Consider the group D4 (rigid motions of a square) as a subgroup of S4 by using
permutations of vertices. Identify all the even permutations and show that they form a subgroup of D4.

The Attempt at a Solution

I think I have the permutations of correct. They are: (1,2,3,4), (1,3)(2,4), (1,4,3,2), (1), (2,4), (1,3), (1,2)(3,4), (1,4)(2,3). If this is correct, then the only one that is not even is (1).

Can someone check my work thus far? I know how to go about proving it is a subgroup assuming the rest is correct.

 

[Dick]

Your list of group elements looks correct. The conclusion that (1) is not even is dead wrong. Better reread the definition of an 'even' permutation. There are four even permutations in there and four odd ones.

 

[POtment]

The four even then would be (13)(24), (12)(34), (14)(23), and (1), correct?
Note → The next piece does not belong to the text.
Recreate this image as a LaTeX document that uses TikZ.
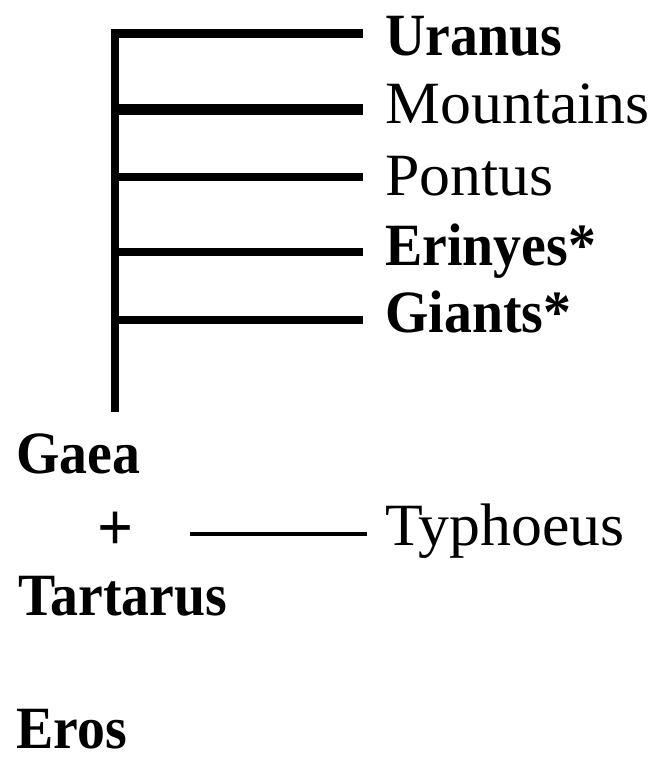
\documentclass[tikz,border=0pt]{standalone}
\usepackage{fontspec}
\setmainfont{Liberation Serif}[UprightFeatures={FakeStretch=1.03}, BoldFeatures={FakeStretch=0.93}]
\usepackage{tikz}
\usetikzlibrary{positioning, calc}

\tikzset{
    branch/.style={line width=4.2pt, line join=miter},
    offspring/.style={line width=2.2pt},
    godname/.style={anchor=base west, inner sep=0, font=\fontsize{30}{36}\selectfont}
}

\def\raster{0.5pt}

\begin{document}
\begin{tikzpicture}[x=\raster, y=-\raster]
    \useasboundingbox (0,0) rectangle (656,760);

    \coordinate (top) at (115,33.5);
    \coordinate (bottom) at (115,412);

    % children of Gaea
    \foreach \n/\txt/\base in {
        uranus/\textbf{Uranus}/55,
        mountains/Mountains/123,
        pontus/Pontus/195,
        erinyes/\textbf{Erinyes*}/265,
        giants/\textbf{Giants*}/332}
    {
        \node[godname] (\n) at (385,\base) {\txt};
    }

    % trunk and branches
    \draw[branch] (bottom) -- (top) -- ([xshift=-11pt]uranus.west |- top);
    \foreach \n/\y/\w in {
        mountains/109.5/5.5pt,
        pontus/177/4pt,
        erinyes/252/4.2pt,
        giants/320/4.3pt}
    {
        \coordinate (b\n) at (115,\y);
        \draw[branch, line width=\w] (b\n) -- ([xshift=-11pt]\n.west |- b\n);
    }

    % parents
    \node[godname] (gaea) at (16,473) {\textbf{Gaea}};
    \node[godname] (tartarus) at (18,615) {\textbf{Tartarus}};
    \node[godname] (eros) at (16,748) {\textbf{Eros}};
    \node[inner sep=0, font=\fontsize{34}{40}\selectfont\bfseries] (plus) at (116,531) {+};

    \node[godname] (typhoeus) at (385,545) {Typhoeus};
    \draw[offspring] ([xshift=28pt,yshift=-1.5pt]plus.east) coordinate (k)
        -- ([xshift=-9pt]typhoeus.west |- k);
\end{tikzpicture}
\end{document}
Is 1 even because it is 0 transpositions?

 

[Dick]

The four even then would be (13)(24), (12)(34), (14)(23), and (1), correct?

Is 1 even because it is 0 transpositions?

Yes.

 

[Dick]

The four even then would be (13)(24), (12)(34), (14)(23), and (1), correct?

Is 1 even because it is 0 transpositions?

Yes.

 

[POtment]

I'm having some problems completing the proof that the set of even elements forms a group under D4. I do know that if G is any group of permutations then the set of all even permutations G form a subgroup of G, but I'm not sure how to prove that. Does that seem the like the easiest way to go about it?

 

[Dick]

If a*b is the product of the two permutations a and b, what can you say about whether a*b is even or odd in terms of the even or oddness of a and b? Then to show the evens are a subgroup, show it's closed, has inverses, has an identity etc.

 

[POtment]

OK, that makes sense. I've completed this problem. Thanks!